Tuttavia nessun votante percepisce se stesso come una massa o come esempio di quello che voteranno anche gli altri. Nessuno insomma pensa di essere espressione del cinema italiano. E non è assurdo immaginare che quindi, a fronte dell’apprezzamento e dal desiderio di riconoscimenti per Paola Cortellesi, in molti al dunque abbiano deciso che, per quanto l’industria abbia più bisogno di C’è ancora domani, loro personalmente preferissero Io capitano. Sarebbe esagerato pensare di sapere cosa ogni votante pensi, ma se una lettura deve essere fatta di questi risultati, questa ci sembra la più ragionevole. Più ragionevole di immaginare che i votanti abbiano voluto “mettere a posto le donne”, che abbiano avuto “timore di Rai Cinema” o che siano succubi dell’autorialismo, cioè più ragionevole di immaginare i votanti come un’entità collettiva che prende decisioni di concerto per orientare il mondo. Ognuno vota in forma anonima e non ci sono condizionamenti se non il proprio gusto o la propria idea di cinema. E, vale la pena ripeterlo, per quanto sarebbe stata auspicabile una vittoria totale di C’è ancora domani, Io capitano è un film eccezionale che è stato molto amato.

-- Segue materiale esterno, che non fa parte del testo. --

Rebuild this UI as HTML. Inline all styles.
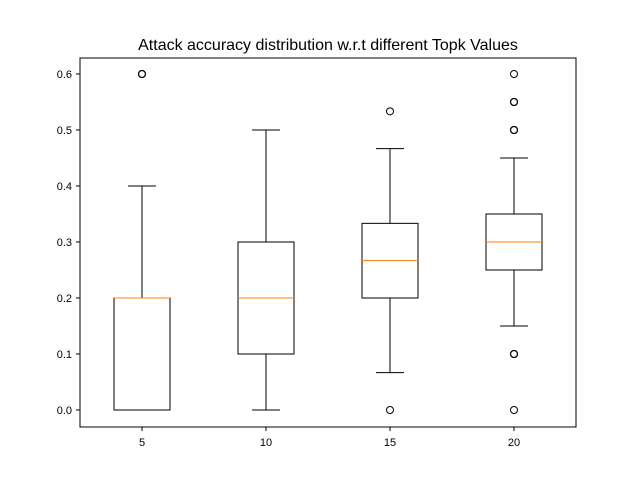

E la stessa idea di cinema che porta Io capitano a vincere i principali premi tecnici è quella, molto antiquata e molto pigra, che porta Rapito a vincere tutti i premi del decor (miglior trucco, miglior acconciatura, miglior scenografia e migliori costumi), secondo quella antica vulgata che vuole il film in costume come quello in cui venga fatto il lavoro migliore in quei comparti. Non è vero in generale e non è stato così quest’anno. Più accurati e complicati da centrare erano i costumi di Io capitano, più cruciale per l’esito del film l’acconciatura e la scenografia di C’è ancora domani o il trucco e le scenografie di Comandante (un sottomarino ricostruito interamente!) o ancora le scenografie di La chimera, uniche e mai viste, per non dire del trucco e delle acconciature di Adagio, forse le più sofisticate di tutte. Premiare a tappeto Rapito solo in quelle categorie non è una scelta tecnica, da specialisti, è una scelta pigra e fatta in fretta. È la stessa idea vetusta che ha fatto vincere tre premi a Palazzina LAF (Miglior attore protagonista, miglior attore non protagonista e miglior canzone), un film vecchissimo nell’impianto e caricaturale nelle interpretazione, esattamente ciò che è stato premiato. La stessa che fa vincere migliori effetti visivi a Io capitano, un film che non ne ha di complessi, contro il lavoro fantastico fatto in Comandante

Veri sconfitti invece sono stati Il sol dell’avvenire (Nanni Moretti non è mai veramente stato amato dai David) e La chimera. È la seconda volta dopo Lazzaro felice che un film di Alice Rohrwacher viene nominato in molte categorie senza poi vincere niente. Lei è l’anti-Garrone. Se lui ha un tasso di vittorie altissimo e con quasi ogni film raccoglie premi, lei mai, nonostante i successi di vendite internazionali e gli attestati di stima (veramente sentito e commovente quello espresso da Justine Triet sul palco!). Nella fase di votazione dei candidati si possono scegliere tre film per ogni categoria. Poi ovviamente nella fase di voto dei vincitori si può esprimere solo una preferenza. Sembra quindi che Alice Rohrwacher sia la seconda o terza scelta di tutti e come tale arrivi alle nomination ma poi non sia scelta per la vittoria. Nemmeno per la fotografia di Hélène Louvart, il comparto in cui di gran lunga era il miglior candidato. Ma per essere votati bisogna essere stati visti, come sempre, e l’impressione è che non tutti tutti abbiano visto La chimera. Per fortuna se c'è un film e una regista che davvero non hanno bisogno della legittimazione dei David sono La chimera e Alice Rohrwacher, hanno una vita e un successo molto superiori al circolo italiano e va benissimo che si sia preferito altro.